● **INSTRUCTIONS TO FOLLOW**
Produce an exact copy of all the data below, dropping every image.

·····

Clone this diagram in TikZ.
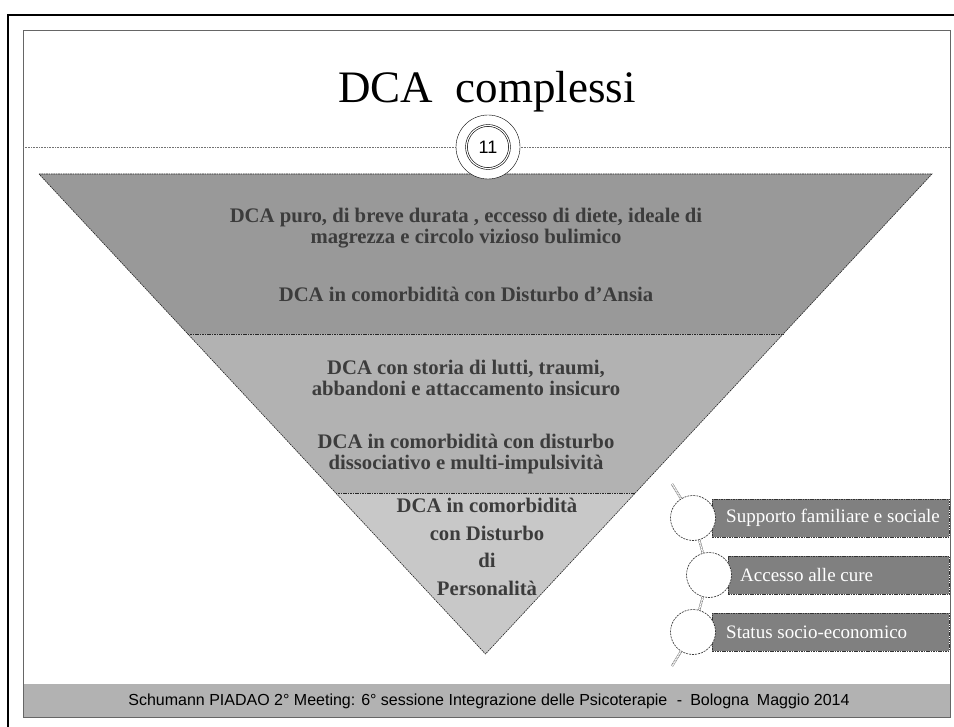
\documentclass[tikz,border=0pt]{standalone}
\usepackage{fontspec}
\setmainfont{Liberation Serif}
\newfontfamily\footfont{Liberation Sans}
\usetikzlibrary{positioning,calc}
\definecolor{bandA}{HTML}{999999}
\definecolor{bandB}{HTML}{B2B2B2}
\definecolor{bandC}{HTML}{C8C8C8}
\definecolor{bandtext}{HTML}{3C3C3C}
\definecolor{listgray}{HTML}{808080}
\definecolor{footgray}{HTML}{B2B2B2}
\tikzset{band text/.style={align=center,text=bandtext,font=\fontsize{20.7}{20.5}\selectfont\bfseries,inner sep=0pt},
         band edge/.style={draw=black!85,line width=0.6pt,dash pattern=on 1.6pt off 0.8pt},
         list box/.style={rectangle,draw=black!80,fill=listgray,line width=0.6pt,dash pattern=on 1.6pt off 0.8pt,minimum height=38pt,inner sep=0pt,anchor=west},
         list circle/.style={circle,draw=black!85,fill=white,line width=0.6pt,dash pattern=on 2pt off 1pt,minimum size=45pt,inner sep=0pt},
         list label/.style={text=white,font=\fontsize{19}{20}\selectfont,inner sep=0pt,anchor=west},
         chain link/.style={draw=black!70,double=white,double distance=1.4pt,line width=0.45pt,dash pattern=on 1.2pt off 0.6pt}
}
\begin{document}
\begin{tikzpicture}[x=1pt,y=-1pt]
\useasboundingbox (0,0) rectangle (954,727);
\draw[line width=2.4pt] (8,760) -- (8,15) -- (980,15);
\fill[footgray] (23,684) rectangle (950,717);
\draw[black!60,line width=0.7pt] (23,30) rectangle (950,717);
\draw[black!55,dash pattern=on 1pt off 0.6pt,line width=0.6pt] (23,147) -- (950,147);
\node[anchor=base,font=\fontsize{45}{50}\selectfont] (title) at (487,103) {DCA\hspace{0.5em}complessi};

\coordinate (tl) at (39,174);
\coordinate (tr) at (932,174);
\coordinate (ap) at (485.5,654);
\coordinate (l1) at ($(tl)!0.3333!(ap)$);
\coordinate (r1) at ($(tr)!0.3333!(ap)$);
\coordinate (l2) at ($(tl)!0.6646!(ap)$);
\coordinate (r2) at ($(tr)!0.6646!(ap)$);
\fill[bandA] (tl) -- (tr) -- (r1) -- (l1) -- cycle;
\fill[bandB] (l1) -- (r1) -- (r2) -- (l2) -- cycle;
\fill[bandC] (l2) -- (r2) -- (ap) -- cycle;
\draw[band edge] (tl) -- (tr) -- (ap) -- cycle;
\draw[band edge] (l1) -- (r1);
\draw[band edge] (l2) -- (r2);

\node[band text] (b1) at (466,228) {DCA puro, di breve durata , eccesso di diete, ideale di\\magrezza e circolo vizioso bulimico};
\node[band text] (b2) at (466,294) {DCA in comorbidità con Disturbo d’Ansia};
\node[band text] (b3) at (466,378) {DCA con storia di lutti, traumi,\\abbandoni e attaccamento insicuro};
\node[band text] (b4) at (466,454) {DCA in comorbidità con disturbo\\dissociativo e multi-impulsività};
\node[band text,font=\fontsize{20.7}{27.7}\selectfont\bfseries] (b5) at (487,547) {DCA in comorbidità\\con Disturbo\\di\\Personalità};

\node[circle,draw,fill=white,line width=0.4pt,minimum size=64pt,inner sep=0pt] (badge) at (488,147) {};
\node[circle,draw,double,double distance=1.2pt,line width=0.6pt,minimum size=43pt,inner sep=0pt,font=\footfont\fontsize{18}{18}\selectfont] (num) at (badge) {11};

\node[list box,minimum width=237pt] (s1) at (712,518) {};
\node[list box,minimum width=221pt] (s2) at (728,575) {};
\node[list box,minimum width=237pt] (s3) at (712,632) {};
\node[list circle] (c1) at (693,518) {};
\node[list circle] (c2) at (709,575) {};
\node[list circle] (c3) at (693,632) {};
\node[list label] (t1) at (726,518) {Supporto familiare e sociale};
\node[list label] (t2) at (740,575) {Accesso alle cure};
\node[list label] (t3) at (726,632) {Status socio-economico};
\coordinate (ctop) at (672,484);
\coordinate (cbot) at (672,666);
\draw[chain link] (ctop) -- (c1);
\draw[chain link] (c1) -- (c2);
\draw[chain link] (c2) -- (c3);
\draw[chain link] (c3) -- (cbot);

\node[font=\footfont\fontsize{16}{16}\selectfont] (foot) at (489,701) {Schumann PIADAO 2° Meeting: 6° sessione Integrazione delle Psicoterapie\hspace{0.6em}-\hspace{0.5em}Bologna\hspace{0.5em}Maggio 2014};
\end{tikzpicture}
\end{document}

·····

● **IN RESPONSE**
Clone this diagram in TikZ.
\documentclass[tikz,border=0pt]{standalone}
\usepackage{fontspec}
\setmainfont{Liberation Serif}
\newfontfamily\footfont{Liberation Sans}
\usetikzlibrary{positioning,calc}
\definecolor{bandA}{HTML}{999999}
\definecolor{bandB}{HTML}{B2B2B2}
\definecolor{bandC}{HTML}{C8C8C8}
\definecolor{bandtext}{HTML}{3C3C3C}
\definecolor{listgray}{HTML}{808080}
\definecolor{footgray}{HTML}{B2B2B2}
\tikzset{band text/.style={align=center,text=bandtext,font=\fontsize{20.7}{20.5}\selectfont\bfseries,inner sep=0pt},
         band edge/.style={draw=black!85,line width=0.6pt,dash pattern=on 1.6pt off 0.8pt},
         list box/.style={rectangle,draw=black!80,fill=listgray,line width=0.6pt,dash pattern=on 1.6pt off 0.8pt,minimum height=38pt,inner sep=0pt,anchor=west},
         list circle/.style={circle,draw=black!85,fill=white,line width=0.6pt,dash pattern=on 2pt off 1pt,minimum size=45pt,inner sep=0pt},
         list label/.style={text=white,font=\fontsize{19}{20}\selectfont,inner sep=0pt,anchor=west},
         chain link/.style={draw=black!70,double=white,double distance=1.4pt,line width=0.45pt,dash pattern=on 1.2pt off 0.6pt}
}
\begin{document}
\begin{tikzpicture}[x=1pt,y=-1pt]
\useasboundingbox (0,0) rectangle (954,727);
\draw[line width=2.4pt] (8,760) -- (8,15) -- (980,15);
\fill[footgray] (23,684) rectangle (950,717);
\draw[black!60,line width=0.7pt] (23,30) rectangle (950,717);
\draw[black!55,dash pattern=on 1pt off 0.6pt,line width=0.6pt] (23,147) -- (950,147);
\node[anchor=base,font=\fontsize{45}{50}\selectfont] (title) at (487,103) {DCA\hspace{0.5em}complessi};

\coordinate (tl) at (39,174);
\coordinate (tr) at (932,174);
\coordinate (ap) at (485.5,654);
\coordinate (l1) at ($(tl)!0.3333!(ap)$);
\coordinate (r1) at ($(tr)!0.3333!(ap)$);
\coordinate (l2) at ($(tl)!0.6646!(ap)$);
\coordinate (r2) at ($(tr)!0.6646!(ap)$);
\fill[bandA] (tl) -- (tr) -- (r1) -- (l1) -- cycle;
\fill[bandB] (l1) -- (r1) -- (r2) -- (l2) -- cycle;
\fill[bandC] (l2) -- (r2) -- (ap) -- cycle;
\draw[band edge] (tl) -- (tr) -- (ap) -- cycle;
\draw[band edge] (l1) -- (r1);
\draw[band edge] (l2) -- (r2);

\node[band text] (b1) at (466,228) {DCA puro, di breve durata , eccesso di diete, ideale di\\magrezza e circolo vizioso bulimico};
\node[band text] (b2) at (466,294) {DCA in comorbidità con Disturbo d’Ansia};
\node[band text] (b3) at (466,378) {DCA con storia di lutti, traumi,\\abbandoni e attaccamento insicuro};
\node[band text] (b4) at (466,454) {DCA in comorbidità con disturbo\\dissociativo e multi-impulsività};
\node[band text,font=\fontsize{20.7}{27.7}\selectfont\bfseries] (b5) at (487,547) {DCA in comorbidità\\con Disturbo\\di\\Personalità};

\node[circle,draw,fill=white,line width=0.4pt,minimum size=64pt,inner sep=0pt] (badge) at (488,147) {};
\node[circle,draw,double,double distance=1.2pt,line width=0.6pt,minimum size=43pt,inner sep=0pt,font=\footfont\fontsize{18}{18}\selectfont] (num) at (badge) {11};

\node[list box,minimum width=237pt] (s1) at (712,518) {};
\node[list box,minimum width=221pt] (s2) at (728,575) {};
\node[list box,minimum width=237pt] (s3) at (712,632) {};
\node[list circle] (c1) at (693,518) {};
\node[list circle] (c2) at (709,575) {};
\node[list circle] (c3) at (693,632) {};
\node[list label] (t1) at (726,518) {Supporto familiare e sociale};
\node[list label] (t2) at (740,575) {Accesso alle cure};
\node[list label] (t3) at (726,632) {Status socio-economico};
\coordinate (ctop) at (672,484);
\coordinate (cbot) at (672,666);
\draw[chain link] (ctop) -- (c1);
\draw[chain link] (c1) -- (c2);
\draw[chain link] (c2) -- (c3);
\draw[chain link] (c3) -- (cbot);

\node[font=\footfont\fontsize{16}{16}\selectfont] (foot) at (489,701) {Schumann PIADAO 2° Meeting: 6° sessione Integrazione delle Psicoterapie\hspace{0.6em}-\hspace{0.5em}Bologna\hspace{0.5em}Maggio 2014};
\end{tikzpicture}
\end{document}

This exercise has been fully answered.